The right approach is to match the form to the property category first, then tailor details around it.
If the home is vacant or unoccupied for long periods
Vacancy changes assumptions because problems can go unnoticed and worsen before anyone intervenes. Best fit is a policy type that is built to account for vacancy or extended unoccupancy. Common mismatch is leaving a standard owner-occupied setup in place while the home sits empty and assuming nothing important changes.
If the home is empty for long stretches, treat that as a core characteristic, not a side note.
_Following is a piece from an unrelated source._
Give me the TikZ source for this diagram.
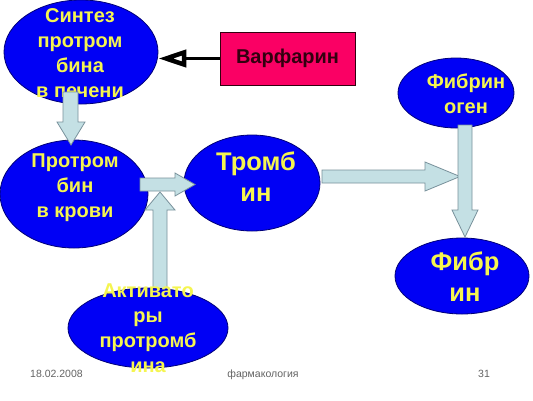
\documentclass[tikz,border=0pt]{standalone}
\usepackage{fontspec}
\setmainfont{Liberation Sans}
\usetikzlibrary{shapes.geometric,arrows.meta}
\definecolor{ellblue}{RGB}{0,0,245}
\definecolor{ellline}{RGB}{0,0,120}
\definecolor{txtyellow}{RGB}{245,245,80}
\definecolor{arrfill}{RGB}{196,224,228}
\definecolor{arrline}{RGB}{120,145,155}
\definecolor{warffill}{RGB}{250,0,100}
\definecolor{warftext}{RGB}{50,0,15}
\definecolor{footgray}{RGB}{100,100,100}
\begin{document}
\begin{tikzpicture}[x=1pt,y=-1pt,
  blob/.style={ellipse, fill=ellblue, draw=ellline, line width=0.8pt, inner sep=0pt},
  lbl/.style={text=txtyellow, align=center, font=\bfseries\fontsize{20}{25}\selectfont, inner sep=0pt},
  biglbl/.style={text=txtyellow, align=center, font=\bfseries\fontsize{25.5}{31}\selectfont, inner sep=0pt},
  barrow/.style={fill=arrfill, draw=arrline, line width=0.8pt, line join=miter},
  foot/.style={text=footgray, font=\fontsize{10.5}{12}\selectfont, inner sep=0pt}]
\useasboundingbox (0,0) rectangle (533,400);
\fill[white] (0,0) rectangle (533,400);

% ellipses
\node[blob, minimum width=154pt, minimum height=104pt] (synth) at (81,52) {};
\node[lbl] (synthT) at (80,53) {Синтез\\протром\\бина\\в печени};
\node[blob, minimum width=148pt, minimum height=108pt] (prot) at (74,194) {};
\node[lbl] (protT) at (75,188) {Протром\\бин\\в крови};
\node[blob, minimum width=136pt, minimum height=96pt] (throm) at (252,183) {};
\node[biglbl] (thromT) at (256,177) {Тромб\\ин};
\node[blob, minimum width=116pt, minimum height=70pt] (fgen) at (456,93) {};
\node[lbl] (fgenT) at (466,94) {Фибрин\\оген};
\node[blob, minimum width=134pt, minimum height=76pt] (fib) at (462,276) {};
\node[biglbl] (fibT) at (465,277) {Фибр\\ин};

% Warfarin
\node[rectangle, fill=warffill, draw=warftext, line width=0.5pt,
      minimum width=135pt, minimum height=53pt, inner sep=0pt,
      text=warftext, font=\bfseries\fontsize{20}{24}\selectfont] (warf) at (287.5,58.5) {Варфарин};
\draw[line width=2.8pt, -{Triangle[open, length=28pt, width=17pt, line width=4.5pt]}]
  (warf.west) -- (warf.west -| synth.east);

% block arrows
\draw[barrow] (63,92) -- (78,92) -- (78,122) -- (85,122) -- (71,145) -- (57,122) -- (63,122) -- cycle;
\draw[barrow] (140,178) -- (175,178) -- (175,173) -- (195,184.5) -- (175,196) -- (175,191) -- (140,191) -- cycle;
\draw[barrow] (322,170) -- (425,170) -- (425,162) -- (460,176.5) -- (425,191) -- (425,183) -- (322,183) -- cycle;
\draw[barrow] (458,125) -- (472,125) -- (472,210) -- (478,210) -- (465,237) -- (452,210) -- (458,210) -- cycle;
\draw[barrow] (153,300) -- (153,210) -- (145,210) -- (160,192) -- (175,210) -- (167,210) -- (167,300) -- cycle;

% activators
\node[blob, minimum width=160pt, minimum height=80pt] (act) at (148,328) {};
\node[lbl] (actT) at (148,328) {Активато\\ры\\протромб\\ина};

% footer
\node[foot, anchor=base west] (date) at (30,377) {18.02.2008};
\node[foot, anchor=base] (subj) at (263,377) {фармакология};
\node[foot, anchor=base] (page) at (484,377) {31};
\end{tikzpicture}
\end{document}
If the home is older or hard to insure normally
Some older homes require a form that reflects the way the home would realistically be repaired or valued, especially when materials and systems aren’t modern. Best fit is a policy type designed for older homes when a standard setup doesn’t match the property’s repair reality. Common mismatch is assuming an “older home” form automatically means better coverage, when it may simply be structured differently to align with how the home is restored.
If you want deeper boundary detail on how policy structure affects outcomes, see: /homeowners-insurance/coverage/
What a Policy Form Actually Changes
Homeowners insurance policy types don’t just change the name on the declarations page. The form influences the baseline promise, how certain losses are evaluated, and the assumptions the insurer is making about occupancy and maintenance. You don’t need to memorize contract language to benefit from this. You just need to understand what the form controls, what it doesn’t, and why “same premium” doesn’t mean “same behavior.”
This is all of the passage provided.